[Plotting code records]
⁂
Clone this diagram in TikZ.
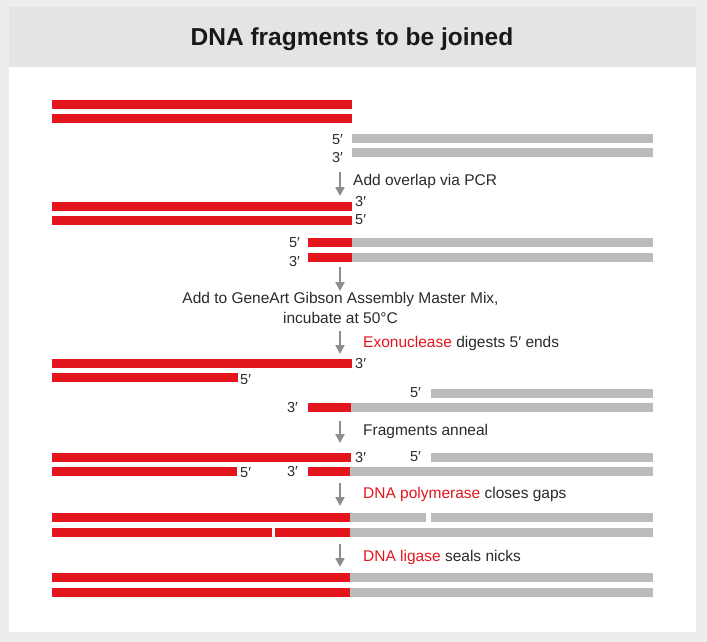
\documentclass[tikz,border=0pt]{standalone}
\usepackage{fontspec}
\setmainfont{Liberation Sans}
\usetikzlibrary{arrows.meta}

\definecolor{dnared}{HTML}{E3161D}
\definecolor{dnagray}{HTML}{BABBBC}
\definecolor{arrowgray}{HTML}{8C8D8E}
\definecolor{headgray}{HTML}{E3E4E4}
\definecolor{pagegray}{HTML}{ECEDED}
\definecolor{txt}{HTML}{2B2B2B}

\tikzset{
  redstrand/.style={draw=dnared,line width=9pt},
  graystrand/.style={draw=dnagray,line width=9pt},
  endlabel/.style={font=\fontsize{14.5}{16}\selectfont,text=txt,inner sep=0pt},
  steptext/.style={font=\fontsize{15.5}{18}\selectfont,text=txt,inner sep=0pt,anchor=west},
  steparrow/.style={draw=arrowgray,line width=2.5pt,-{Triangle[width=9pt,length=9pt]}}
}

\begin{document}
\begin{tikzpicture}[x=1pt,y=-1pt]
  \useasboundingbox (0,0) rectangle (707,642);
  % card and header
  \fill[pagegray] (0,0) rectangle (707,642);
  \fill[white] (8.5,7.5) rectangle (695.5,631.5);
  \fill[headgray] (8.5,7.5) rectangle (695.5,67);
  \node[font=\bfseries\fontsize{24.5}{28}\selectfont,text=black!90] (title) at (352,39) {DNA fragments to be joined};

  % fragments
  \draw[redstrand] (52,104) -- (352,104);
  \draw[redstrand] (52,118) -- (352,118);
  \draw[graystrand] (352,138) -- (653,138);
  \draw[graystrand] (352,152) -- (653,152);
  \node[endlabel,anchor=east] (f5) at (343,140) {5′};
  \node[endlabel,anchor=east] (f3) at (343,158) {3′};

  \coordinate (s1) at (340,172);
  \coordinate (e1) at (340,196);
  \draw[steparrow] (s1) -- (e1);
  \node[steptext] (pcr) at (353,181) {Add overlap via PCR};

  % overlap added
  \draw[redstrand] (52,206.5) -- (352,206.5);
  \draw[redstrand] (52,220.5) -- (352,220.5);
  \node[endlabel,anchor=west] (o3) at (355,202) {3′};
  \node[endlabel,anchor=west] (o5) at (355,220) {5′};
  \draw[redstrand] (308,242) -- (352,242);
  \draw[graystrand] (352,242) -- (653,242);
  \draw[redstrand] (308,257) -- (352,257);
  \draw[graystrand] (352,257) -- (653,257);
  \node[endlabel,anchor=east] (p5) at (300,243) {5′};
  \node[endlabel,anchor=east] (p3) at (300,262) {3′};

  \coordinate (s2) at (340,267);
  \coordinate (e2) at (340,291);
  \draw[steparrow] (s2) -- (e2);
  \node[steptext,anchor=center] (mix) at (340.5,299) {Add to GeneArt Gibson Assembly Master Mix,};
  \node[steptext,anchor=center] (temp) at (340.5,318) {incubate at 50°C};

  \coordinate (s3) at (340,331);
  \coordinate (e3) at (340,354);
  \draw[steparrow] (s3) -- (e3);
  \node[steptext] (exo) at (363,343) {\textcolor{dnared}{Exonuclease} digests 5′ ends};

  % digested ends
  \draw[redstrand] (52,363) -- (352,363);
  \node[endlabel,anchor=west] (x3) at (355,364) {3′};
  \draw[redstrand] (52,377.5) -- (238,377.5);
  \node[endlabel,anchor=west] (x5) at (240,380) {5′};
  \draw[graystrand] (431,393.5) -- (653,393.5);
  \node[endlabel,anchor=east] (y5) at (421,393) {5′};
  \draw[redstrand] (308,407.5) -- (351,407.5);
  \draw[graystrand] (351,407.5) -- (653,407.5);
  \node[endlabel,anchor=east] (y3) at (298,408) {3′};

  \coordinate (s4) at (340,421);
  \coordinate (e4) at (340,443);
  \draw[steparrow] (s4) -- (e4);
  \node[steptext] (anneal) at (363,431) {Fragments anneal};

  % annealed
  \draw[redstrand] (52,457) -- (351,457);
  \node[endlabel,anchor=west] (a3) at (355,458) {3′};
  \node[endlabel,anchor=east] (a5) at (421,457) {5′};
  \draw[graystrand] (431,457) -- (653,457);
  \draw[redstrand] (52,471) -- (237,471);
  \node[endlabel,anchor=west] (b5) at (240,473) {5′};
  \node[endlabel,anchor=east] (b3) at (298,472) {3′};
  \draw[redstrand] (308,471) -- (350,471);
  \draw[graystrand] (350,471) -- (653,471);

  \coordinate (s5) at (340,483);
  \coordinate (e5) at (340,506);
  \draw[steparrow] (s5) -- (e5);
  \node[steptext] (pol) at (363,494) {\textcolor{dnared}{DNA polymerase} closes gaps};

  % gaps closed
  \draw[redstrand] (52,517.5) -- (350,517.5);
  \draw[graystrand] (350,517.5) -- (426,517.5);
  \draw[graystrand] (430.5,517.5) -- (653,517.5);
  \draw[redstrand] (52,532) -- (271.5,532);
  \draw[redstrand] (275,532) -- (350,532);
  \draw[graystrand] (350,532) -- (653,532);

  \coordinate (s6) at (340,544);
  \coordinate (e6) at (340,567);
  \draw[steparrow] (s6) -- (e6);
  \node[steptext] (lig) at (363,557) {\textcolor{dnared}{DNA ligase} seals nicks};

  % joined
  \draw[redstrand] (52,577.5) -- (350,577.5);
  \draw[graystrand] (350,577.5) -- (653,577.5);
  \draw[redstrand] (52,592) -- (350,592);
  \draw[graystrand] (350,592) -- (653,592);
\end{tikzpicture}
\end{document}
⁂
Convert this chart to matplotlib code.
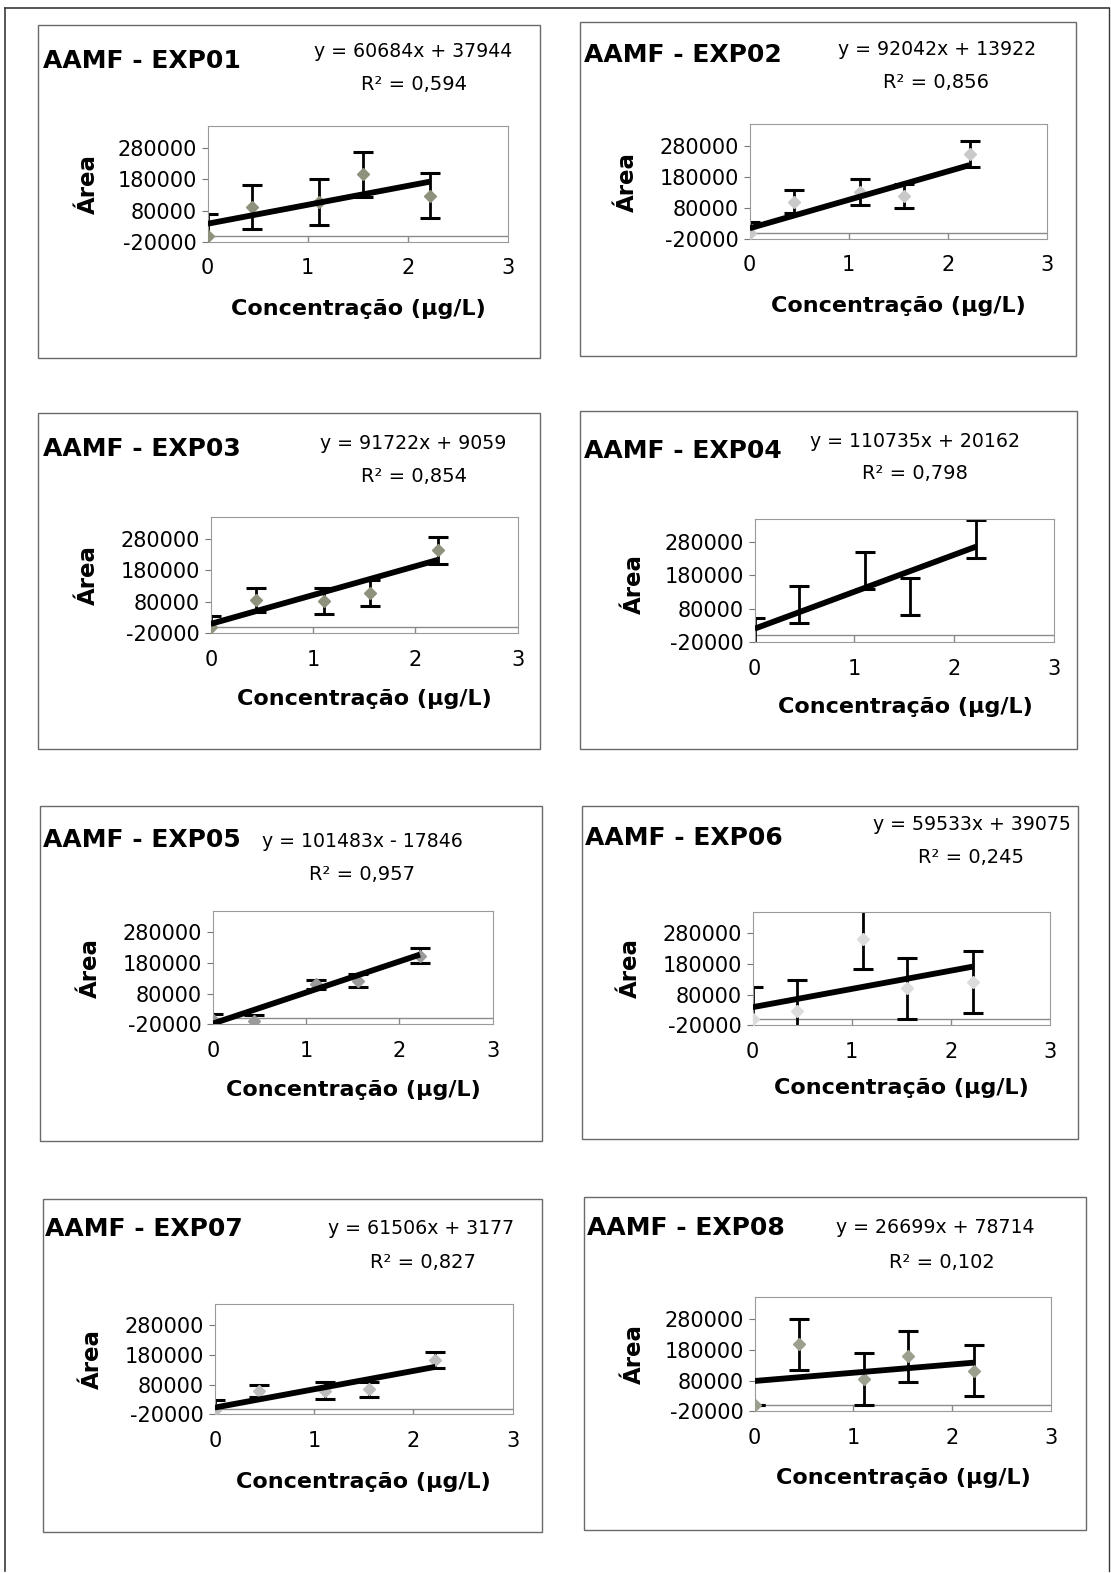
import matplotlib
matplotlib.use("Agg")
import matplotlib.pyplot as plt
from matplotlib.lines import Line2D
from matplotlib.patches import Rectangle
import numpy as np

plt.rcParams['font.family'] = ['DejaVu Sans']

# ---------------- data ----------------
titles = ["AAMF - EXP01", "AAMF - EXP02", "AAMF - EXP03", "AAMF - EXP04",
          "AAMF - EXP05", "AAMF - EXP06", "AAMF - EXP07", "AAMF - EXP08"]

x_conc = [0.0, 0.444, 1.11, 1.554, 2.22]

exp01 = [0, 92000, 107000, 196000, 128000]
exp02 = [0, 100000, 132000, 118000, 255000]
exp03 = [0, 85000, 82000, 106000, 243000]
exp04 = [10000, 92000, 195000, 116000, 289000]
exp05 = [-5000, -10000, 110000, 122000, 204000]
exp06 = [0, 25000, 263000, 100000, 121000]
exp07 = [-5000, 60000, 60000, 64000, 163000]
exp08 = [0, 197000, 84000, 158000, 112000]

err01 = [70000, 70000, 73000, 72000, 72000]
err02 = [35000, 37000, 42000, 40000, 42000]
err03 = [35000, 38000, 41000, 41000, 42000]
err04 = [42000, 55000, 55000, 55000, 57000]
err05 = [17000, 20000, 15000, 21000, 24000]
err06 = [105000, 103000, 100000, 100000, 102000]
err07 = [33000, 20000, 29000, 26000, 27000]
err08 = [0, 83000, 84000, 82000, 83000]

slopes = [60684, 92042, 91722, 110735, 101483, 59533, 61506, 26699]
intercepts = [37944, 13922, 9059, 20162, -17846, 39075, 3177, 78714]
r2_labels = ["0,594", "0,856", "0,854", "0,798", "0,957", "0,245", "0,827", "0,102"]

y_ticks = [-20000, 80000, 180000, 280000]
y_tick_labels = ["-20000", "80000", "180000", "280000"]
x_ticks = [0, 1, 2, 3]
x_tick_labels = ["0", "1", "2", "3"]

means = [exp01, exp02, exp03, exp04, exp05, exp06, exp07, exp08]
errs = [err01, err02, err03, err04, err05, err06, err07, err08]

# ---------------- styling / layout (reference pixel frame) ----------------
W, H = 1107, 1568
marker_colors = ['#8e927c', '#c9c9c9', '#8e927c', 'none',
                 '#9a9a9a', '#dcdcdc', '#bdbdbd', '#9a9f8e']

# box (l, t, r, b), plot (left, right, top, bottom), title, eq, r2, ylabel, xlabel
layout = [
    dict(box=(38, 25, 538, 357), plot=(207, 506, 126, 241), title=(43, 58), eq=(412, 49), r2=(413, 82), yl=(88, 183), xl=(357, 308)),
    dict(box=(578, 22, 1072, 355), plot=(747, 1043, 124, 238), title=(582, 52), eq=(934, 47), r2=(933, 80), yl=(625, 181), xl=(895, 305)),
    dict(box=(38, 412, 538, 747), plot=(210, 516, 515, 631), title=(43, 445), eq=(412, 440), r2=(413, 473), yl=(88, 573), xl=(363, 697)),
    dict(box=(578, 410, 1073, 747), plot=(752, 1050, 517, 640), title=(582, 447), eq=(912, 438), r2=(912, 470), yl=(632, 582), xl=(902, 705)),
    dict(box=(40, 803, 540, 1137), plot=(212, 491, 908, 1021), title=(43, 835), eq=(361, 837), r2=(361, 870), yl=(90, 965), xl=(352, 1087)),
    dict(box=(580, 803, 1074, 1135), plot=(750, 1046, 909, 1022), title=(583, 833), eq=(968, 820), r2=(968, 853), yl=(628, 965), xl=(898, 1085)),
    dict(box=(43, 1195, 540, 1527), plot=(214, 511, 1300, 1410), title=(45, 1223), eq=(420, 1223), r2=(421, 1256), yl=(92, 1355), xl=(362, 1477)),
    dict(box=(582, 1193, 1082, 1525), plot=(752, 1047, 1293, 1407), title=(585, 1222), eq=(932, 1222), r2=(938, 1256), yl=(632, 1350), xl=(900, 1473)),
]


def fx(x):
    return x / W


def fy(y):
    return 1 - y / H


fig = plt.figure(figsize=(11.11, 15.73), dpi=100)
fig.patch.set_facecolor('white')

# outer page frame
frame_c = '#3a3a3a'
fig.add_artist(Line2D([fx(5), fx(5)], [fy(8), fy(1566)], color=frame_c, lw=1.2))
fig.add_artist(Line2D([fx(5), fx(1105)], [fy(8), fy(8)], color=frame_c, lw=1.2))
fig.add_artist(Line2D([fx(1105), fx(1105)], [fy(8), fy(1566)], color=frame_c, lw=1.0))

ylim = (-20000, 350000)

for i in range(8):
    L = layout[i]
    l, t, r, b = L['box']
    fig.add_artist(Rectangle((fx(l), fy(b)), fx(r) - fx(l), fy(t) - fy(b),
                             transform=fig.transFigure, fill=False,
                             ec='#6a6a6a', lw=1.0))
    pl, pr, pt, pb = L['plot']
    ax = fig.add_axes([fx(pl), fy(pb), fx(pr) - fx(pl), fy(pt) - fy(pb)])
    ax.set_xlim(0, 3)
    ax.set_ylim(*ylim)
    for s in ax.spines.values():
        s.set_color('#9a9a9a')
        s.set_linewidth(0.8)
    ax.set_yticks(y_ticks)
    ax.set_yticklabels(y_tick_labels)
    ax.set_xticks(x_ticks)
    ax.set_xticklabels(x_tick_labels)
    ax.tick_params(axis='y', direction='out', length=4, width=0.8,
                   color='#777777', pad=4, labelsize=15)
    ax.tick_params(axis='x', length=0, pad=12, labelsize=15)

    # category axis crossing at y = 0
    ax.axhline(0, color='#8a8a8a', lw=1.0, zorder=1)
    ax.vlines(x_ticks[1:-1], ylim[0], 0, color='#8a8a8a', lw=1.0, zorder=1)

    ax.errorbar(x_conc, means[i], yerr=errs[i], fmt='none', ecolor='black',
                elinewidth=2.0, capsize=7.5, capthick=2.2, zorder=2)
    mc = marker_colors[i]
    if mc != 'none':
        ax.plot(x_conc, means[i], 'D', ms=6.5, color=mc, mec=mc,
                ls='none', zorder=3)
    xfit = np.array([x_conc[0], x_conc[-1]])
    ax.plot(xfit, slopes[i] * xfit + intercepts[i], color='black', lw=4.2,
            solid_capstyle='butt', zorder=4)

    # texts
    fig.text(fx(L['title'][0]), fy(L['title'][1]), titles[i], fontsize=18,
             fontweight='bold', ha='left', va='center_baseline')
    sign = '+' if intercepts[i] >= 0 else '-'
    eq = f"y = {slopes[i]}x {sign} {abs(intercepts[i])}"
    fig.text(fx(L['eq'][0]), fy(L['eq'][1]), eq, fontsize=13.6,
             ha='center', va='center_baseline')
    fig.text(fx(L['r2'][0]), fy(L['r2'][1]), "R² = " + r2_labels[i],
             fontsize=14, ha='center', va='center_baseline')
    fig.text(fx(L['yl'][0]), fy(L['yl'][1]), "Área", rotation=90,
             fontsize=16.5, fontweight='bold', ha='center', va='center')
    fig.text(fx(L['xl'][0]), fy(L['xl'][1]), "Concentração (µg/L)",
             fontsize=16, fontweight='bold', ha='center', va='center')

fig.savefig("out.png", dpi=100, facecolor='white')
⁂
_Exercise goal_
Take the material above and output only the lines from the one that contains "Clone this diagram in TikZ." through the one that contains "(pcr) at (353,181)", ends included and images left out.

_Response to this exercise_
Clone this diagram in TikZ.
\documentclass[tikz,border=0pt]{standalone}
\usepackage{fontspec}
\setmainfont{Liberation Sans}
\usetikzlibrary{arrows.meta}

\definecolor{dnared}{HTML}{E3161D}
\definecolor{dnagray}{HTML}{BABBBC}
\definecolor{arrowgray}{HTML}{8C8D8E}
\definecolor{headgray}{HTML}{E3E4E4}
\definecolor{pagegray}{HTML}{ECEDED}
\definecolor{txt}{HTML}{2B2B2B}

\tikzset{
  redstrand/.style={draw=dnared,line width=9pt},
  graystrand/.style={draw=dnagray,line width=9pt},
  endlabel/.style={font=\fontsize{14.5}{16}\selectfont,text=txt,inner sep=0pt},
  steptext/.style={font=\fontsize{15.5}{18}\selectfont,text=txt,inner sep=0pt,anchor=west},
  steparrow/.style={draw=arrowgray,line width=2.5pt,-{Triangle[width=9pt,length=9pt]}}
}

\begin{document}
\begin{tikzpicture}[x=1pt,y=-1pt]
  \useasboundingbox (0,0) rectangle (707,642);
  % card and header
  \fill[pagegray] (0,0) rectangle (707,642);
  \fill[white] (8.5,7.5) rectangle (695.5,631.5);
  \fill[headgray] (8.5,7.5) rectangle (695.5,67);
  \node[font=\bfseries\fontsize{24.5}{28}\selectfont,text=black!90] (title) at (352,39) {DNA fragments to be joined};

  % fragments
  \draw[redstrand] (52,104) -- (352,104);
  \draw[redstrand] (52,118) -- (352,118);
  \draw[graystrand] (352,138) -- (653,138);
  \draw[graystrand] (352,152) -- (653,152);
  \node[endlabel,anchor=east] (f5) at (343,140) {5′};
  \node[endlabel,anchor=east] (f3) at (343,158) {3′};

  \coordinate (s1) at (340,172);
  \coordinate (e1) at (340,196);
  \draw[steparrow] (s1) -- (e1);
  \node[steptext] (pcr) at (353,181) {Add overlap via PCR};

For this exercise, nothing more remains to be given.